So, I can say happily that this month has NOT been as stressful as previous months. Primarily because a relative helped me out with some much needed cash for some things I really needed, AND, the Big Guy was watching over me and I was able to buy some needed things much cheaper than previously planned.
My goal for this month is to have money in my checking and saving account when the New Year commences. Sounds weird, but, lately, I have been having less than a few dollars at the end of every month before my new paycheck comes. So, for me, it will be something special to have money I am not going to touch, until the new year.
Some friends did let me down a bit when it comes to a special event I had planned (most did not attend), and there was another event that involved food and money, and I felt really weird because I could only order the cheapest items on the menu, and my friends feasted on food that is very upscale and I really didn't understand why (the event wasn't in their honor). This made it more upsetting when they were not supportive of my event. But, the reality is that I cannot be upset at them, only upset at myself for not being better with my budget when I was more flush with cash.
There are still 2 weeks before the New Year, but I think I have enough food to last until then. My body has been very angry at me for eating foods that are cheap, but not what it really wants or needs. So, I will make it my new perogative to give my body the foods it really wants and that makes it the happiest, from a healthwise perspective.

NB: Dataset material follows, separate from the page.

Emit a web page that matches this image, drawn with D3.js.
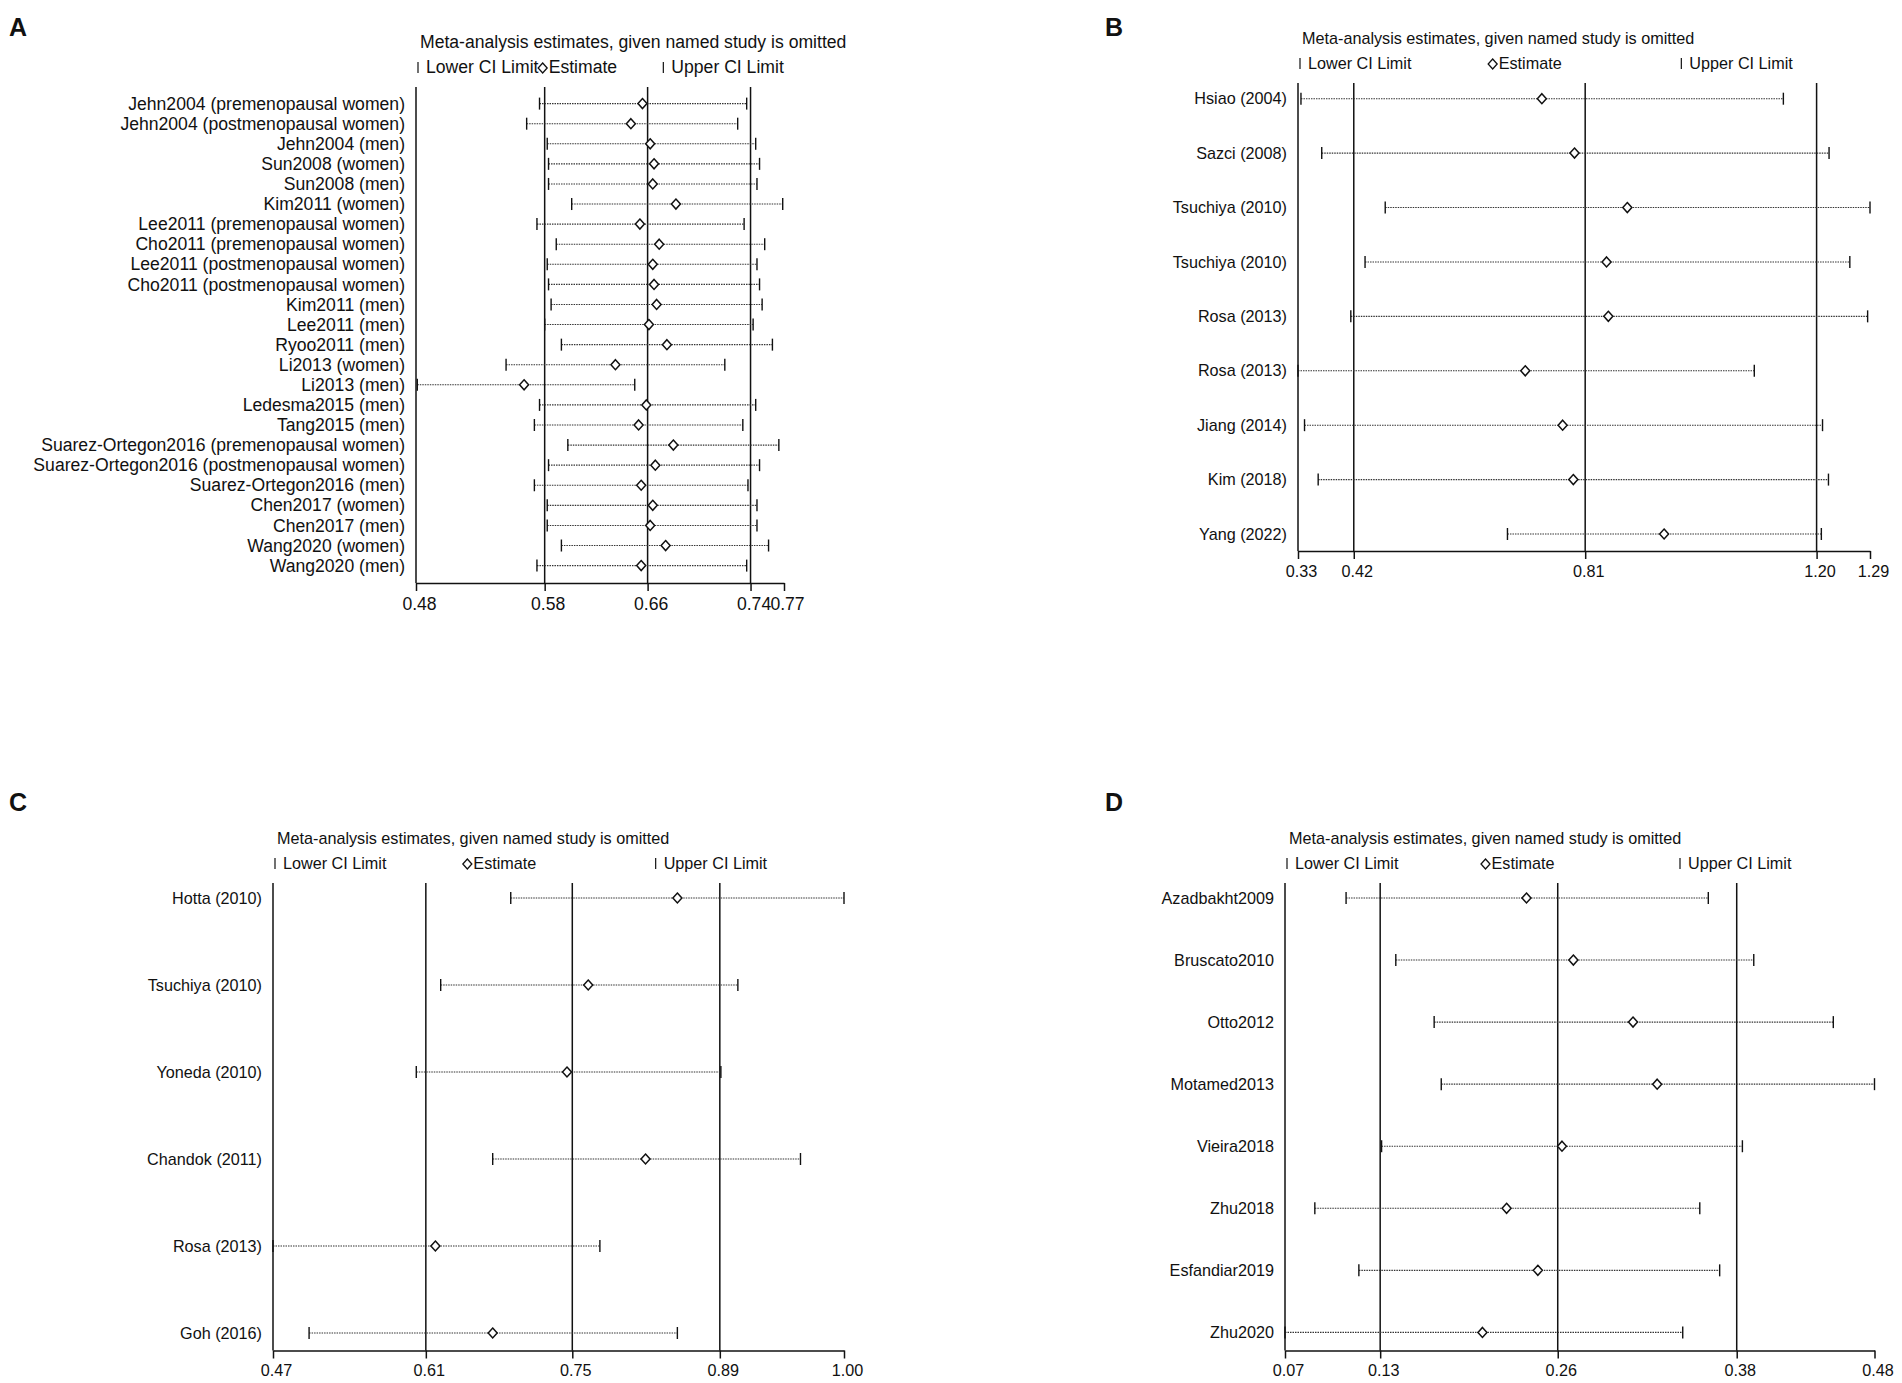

I feel odd at times asking my family for help, and I talked to my relative about it. It really all comes from a place of feeling as if my family did not accept me, and to ask for help would be to reinforce whatever negative images they had of me. Of course, this is all just things I thought of, and not necessarily what my family felt AT all. In fact, my family said that at times they felt that they didn't have the right to be called my family. What a trip!?!? I do feel like there are some really big issues that we have to work on from the past, but I am feeling pretty good about it overall.
Christmas Cheer
December 15th, 2009 at 07:15 pm
December 15th, 2009 at 11:56 pm 1260921405
It's always tricky for me going out with a group, since I order frugal (no drinks, no desert, trying to get the best value entre) and then everyone decides it's OK to split the bill even though my portion was way less. I've learned to get around this by having cash when I go out, then they take it out of the bill and split the rest and I don't feel taken advantage of.
December 16th, 2009 at 05:05 am 1260939932
December 16th, 2009 at 06:28 pm 1260988094
The issue with my friends and my event, is that I did keep their budgets in mind, but not even 48 hours prior did they spend about 2-3x the amount on a similar event for a fellow friend. To this day, they have not asked to reschedule my event, but, they have asked me to their events.